----- Dataset excerpt

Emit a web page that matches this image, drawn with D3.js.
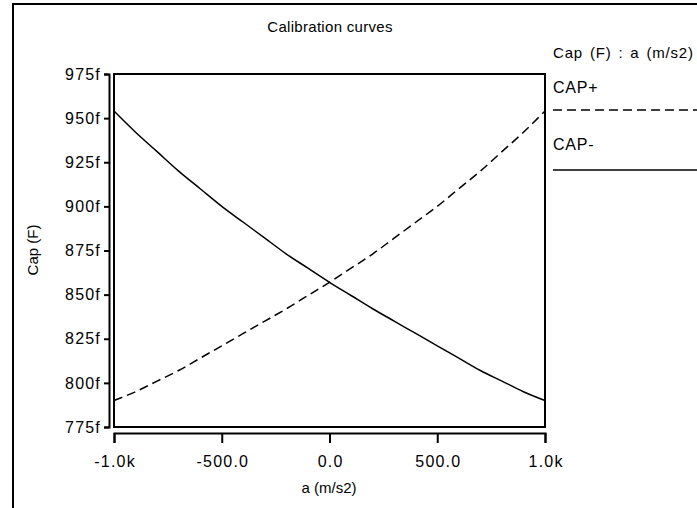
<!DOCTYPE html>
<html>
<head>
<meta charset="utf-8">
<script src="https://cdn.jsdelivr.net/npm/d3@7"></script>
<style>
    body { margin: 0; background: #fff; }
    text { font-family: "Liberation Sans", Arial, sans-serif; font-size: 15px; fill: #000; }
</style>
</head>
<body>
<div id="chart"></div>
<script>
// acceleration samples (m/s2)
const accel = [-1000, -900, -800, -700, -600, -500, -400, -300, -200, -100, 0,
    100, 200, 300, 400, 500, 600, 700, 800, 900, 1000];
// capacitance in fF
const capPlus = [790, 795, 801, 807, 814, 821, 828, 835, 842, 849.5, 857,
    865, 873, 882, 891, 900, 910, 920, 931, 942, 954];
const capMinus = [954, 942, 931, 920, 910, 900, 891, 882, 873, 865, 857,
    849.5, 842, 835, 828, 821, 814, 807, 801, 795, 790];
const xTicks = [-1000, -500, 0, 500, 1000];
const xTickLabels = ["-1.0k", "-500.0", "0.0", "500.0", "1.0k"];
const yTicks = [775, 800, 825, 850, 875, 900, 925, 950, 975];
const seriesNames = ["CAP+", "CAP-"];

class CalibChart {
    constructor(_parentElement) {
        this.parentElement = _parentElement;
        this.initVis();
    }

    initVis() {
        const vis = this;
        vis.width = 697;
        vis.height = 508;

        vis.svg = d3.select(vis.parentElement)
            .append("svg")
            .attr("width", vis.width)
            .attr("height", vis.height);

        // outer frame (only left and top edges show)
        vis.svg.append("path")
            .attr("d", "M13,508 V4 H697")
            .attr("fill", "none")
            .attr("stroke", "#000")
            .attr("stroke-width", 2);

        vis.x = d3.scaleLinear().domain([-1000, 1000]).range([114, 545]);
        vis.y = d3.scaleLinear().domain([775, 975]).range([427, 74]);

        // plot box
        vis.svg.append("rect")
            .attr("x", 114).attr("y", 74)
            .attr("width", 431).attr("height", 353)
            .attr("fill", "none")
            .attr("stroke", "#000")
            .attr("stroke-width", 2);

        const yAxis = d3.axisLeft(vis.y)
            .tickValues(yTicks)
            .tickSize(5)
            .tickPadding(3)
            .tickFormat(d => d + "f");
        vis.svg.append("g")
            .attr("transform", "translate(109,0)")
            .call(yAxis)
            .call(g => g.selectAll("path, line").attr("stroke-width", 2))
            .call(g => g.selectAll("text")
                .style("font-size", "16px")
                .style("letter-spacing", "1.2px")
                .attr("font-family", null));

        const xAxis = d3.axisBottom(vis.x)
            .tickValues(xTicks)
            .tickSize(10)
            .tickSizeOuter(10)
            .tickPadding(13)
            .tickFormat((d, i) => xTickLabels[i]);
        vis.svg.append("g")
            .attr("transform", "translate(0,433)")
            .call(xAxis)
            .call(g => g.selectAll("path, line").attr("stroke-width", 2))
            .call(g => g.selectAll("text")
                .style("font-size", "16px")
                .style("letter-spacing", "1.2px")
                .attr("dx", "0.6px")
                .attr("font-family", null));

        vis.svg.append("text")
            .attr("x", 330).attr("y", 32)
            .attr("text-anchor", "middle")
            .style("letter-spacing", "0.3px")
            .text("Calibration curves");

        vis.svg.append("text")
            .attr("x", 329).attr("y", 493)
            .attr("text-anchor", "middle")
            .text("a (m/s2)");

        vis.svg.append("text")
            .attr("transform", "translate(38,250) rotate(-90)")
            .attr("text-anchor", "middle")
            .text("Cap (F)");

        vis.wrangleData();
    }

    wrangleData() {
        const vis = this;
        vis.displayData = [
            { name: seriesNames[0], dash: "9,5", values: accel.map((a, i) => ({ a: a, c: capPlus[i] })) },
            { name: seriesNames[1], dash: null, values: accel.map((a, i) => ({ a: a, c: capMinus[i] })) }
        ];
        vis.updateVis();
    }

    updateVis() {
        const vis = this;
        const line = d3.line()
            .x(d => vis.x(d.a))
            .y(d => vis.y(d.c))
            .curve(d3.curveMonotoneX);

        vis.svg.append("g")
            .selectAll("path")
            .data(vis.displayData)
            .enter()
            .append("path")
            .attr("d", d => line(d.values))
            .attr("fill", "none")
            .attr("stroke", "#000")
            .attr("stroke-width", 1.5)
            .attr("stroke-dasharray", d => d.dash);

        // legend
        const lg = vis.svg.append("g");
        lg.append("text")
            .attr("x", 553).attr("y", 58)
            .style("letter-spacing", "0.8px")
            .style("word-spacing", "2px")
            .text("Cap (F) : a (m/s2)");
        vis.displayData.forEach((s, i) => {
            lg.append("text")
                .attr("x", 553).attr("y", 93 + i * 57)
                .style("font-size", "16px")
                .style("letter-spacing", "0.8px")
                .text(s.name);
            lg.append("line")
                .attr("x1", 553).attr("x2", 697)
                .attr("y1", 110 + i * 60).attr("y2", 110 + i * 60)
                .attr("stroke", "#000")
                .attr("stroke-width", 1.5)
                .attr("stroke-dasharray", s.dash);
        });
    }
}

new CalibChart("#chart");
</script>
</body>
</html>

----------

> Given instruction
Copy all the lines of data exactly as they appear, dropping any images.

> Output for this task
Emit a web page that matches this image, drawn with D3.js.
<!DOCTYPE html>
<html>
<head>
<meta charset="utf-8">
<script src="https://cdn.jsdelivr.net/npm/d3@7"></script>
<style>
    body { margin: 0; background: #fff; }
    text { font-family: "Liberation Sans", Arial, sans-serif; font-size: 15px; fill: #000; }
</style>
</head>
<body>
<div id="chart"></div>
<script>
// acceleration samples (m/s2)
const accel = [-1000, -900, -800, -700, -600, -500, -400, -300, -200, -100, 0,
    100, 200, 300, 400, 500, 600, 700, 800, 900, 1000];
// capacitance in fF
const capPlus = [790, 795, 801, 807, 814, 821, 828, 835, 842, 849.5, 857,
    865, 873, 882, 891, 900, 910, 920, 931, 942, 954];
const capMinus = [954, 942, 931, 920, 910, 900, 891, 882, 873, 865, 857,
    849.5, 842, 835, 828, 821, 814, 807, 801, 795, 790];
const xTicks = [-1000, -500, 0, 500, 1000];
const xTickLabels = ["-1.0k", "-500.0", "0.0", "500.0", "1.0k"];
const yTicks = [775, 800, 825, 850, 875, 900, 925, 950, 975];
const seriesNames = ["CAP+", "CAP-"];

class CalibChart {
    constructor(_parentElement) {
        this.parentElement = _parentElement;
        this.initVis();
    }

    initVis() {
        const vis = this;
        vis.width = 697;
        vis.height = 508;

        vis.svg = d3.select(vis.parentElement)
            .append("svg")
            .attr("width", vis.width)
            .attr("height", vis.height);

        // outer frame (only left and top edges show)
        vis.svg.append("path")
            .attr("d", "M13,508 V4 H697")
            .attr("fill", "none")
            .attr("stroke", "#000")
            .attr("stroke-width", 2);

        vis.x = d3.scaleLinear().domain([-1000, 1000]).range([114, 545]);
        vis.y = d3.scaleLinear().domain([775, 975]).range([427, 74]);

        // plot box
        vis.svg.append("rect")
            .attr("x", 114).attr("y", 74)
            .attr("width", 431).attr("height", 353)
            .attr("fill", "none")
            .attr("stroke", "#000")
            .attr("stroke-width", 2);

        const yAxis = d3.axisLeft(vis.y)
            .tickValues(yTicks)
            .tickSize(5)
            .tickPadding(3)
            .tickFormat(d => d + "f");
        vis.svg.append("g")
            .attr("transform", "translate(109,0)")
            .call(yAxis)
            .call(g => g.selectAll("path, line").attr("stroke-width", 2))
            .call(g => g.selectAll("text")
                .style("font-size", "16px")
                .style("letter-spacing", "1.2px")
                .attr("font-family", null));

        const xAxis = d3.axisBottom(vis.x)
            .tickValues(xTicks)
            .tickSize(10)
            .tickSizeOuter(10)
            .tickPadding(13)
            .tickFormat((d, i) => xTickLabels[i]);
        vis.svg.append("g")
            .attr("transform", "translate(0,433)")
            .call(xAxis)
            .call(g => g.selectAll("path, line").attr("stroke-width", 2))
            .call(g => g.selectAll("text")
                .style("font-size", "16px")
                .style("letter-spacing", "1.2px")
                .attr("dx", "0.6px")
                .attr("font-family", null));

        vis.svg.append("text")
            .attr("x", 330).attr("y", 32)
            .attr("text-anchor", "middle")
            .style("letter-spacing", "0.3px")
            .text("Calibration curves");

        vis.svg.append("text")
            .attr("x", 329).attr("y", 493)
            .attr("text-anchor", "middle")
            .text("a (m/s2)");

        vis.svg.append("text")
            .attr("transform", "translate(38,250) rotate(-90)")
            .attr("text-anchor", "middle")
            .text("Cap (F)");

        vis.wrangleData();
    }

    wrangleData() {
        const vis = this;
        vis.displayData = [
            { name: seriesNames[0], dash: "9,5", values: accel.map((a, i) => ({ a: a, c: capPlus[i] })) },
            { name: seriesNames[1], dash: null, values: accel.map((a, i) => ({ a: a, c: capMinus[i] })) }
        ];
        vis.updateVis();
    }

    updateVis() {
        const vis = this;
        const line = d3.line()
            .x(d => vis.x(d.a))
            .y(d => vis.y(d.c))
            .curve(d3.curveMonotoneX);

        vis.svg.append("g")
            .selectAll("path")
            .data(vis.displayData)
            .enter()
            .append("path")
            .attr("d", d => line(d.values))
            .attr("fill", "none")
            .attr("stroke", "#000")
            .attr("stroke-width", 1.5)
            .attr("stroke-dasharray", d => d.dash);

        // legend
        const lg = vis.svg.append("g");
        lg.append("text")
            .attr("x", 553).attr("y", 58)
            .style("letter-spacing", "0.8px")
            .style("word-spacing", "2px")
            .text("Cap (F) : a (m/s2)");
        vis.displayData.forEach((s, i) => {
            lg.append("text")
                .attr("x", 553).attr("y", 93 + i * 57)
                .style("font-size", "16px")
                .style("letter-spacing", "0.8px")
                .text(s.name);
            lg.append("line")
                .attr("x1", 553).attr("x2", 697)
                .attr("y1", 110 + i * 60).attr("y2", 110 + i * 60)
                .attr("stroke", "#000")
                .attr("stroke-width", 1.5)
                .attr("stroke-dasharray", s.dash);
        });
    }
}

new CalibChart("#chart");
</script>
</body>
</html>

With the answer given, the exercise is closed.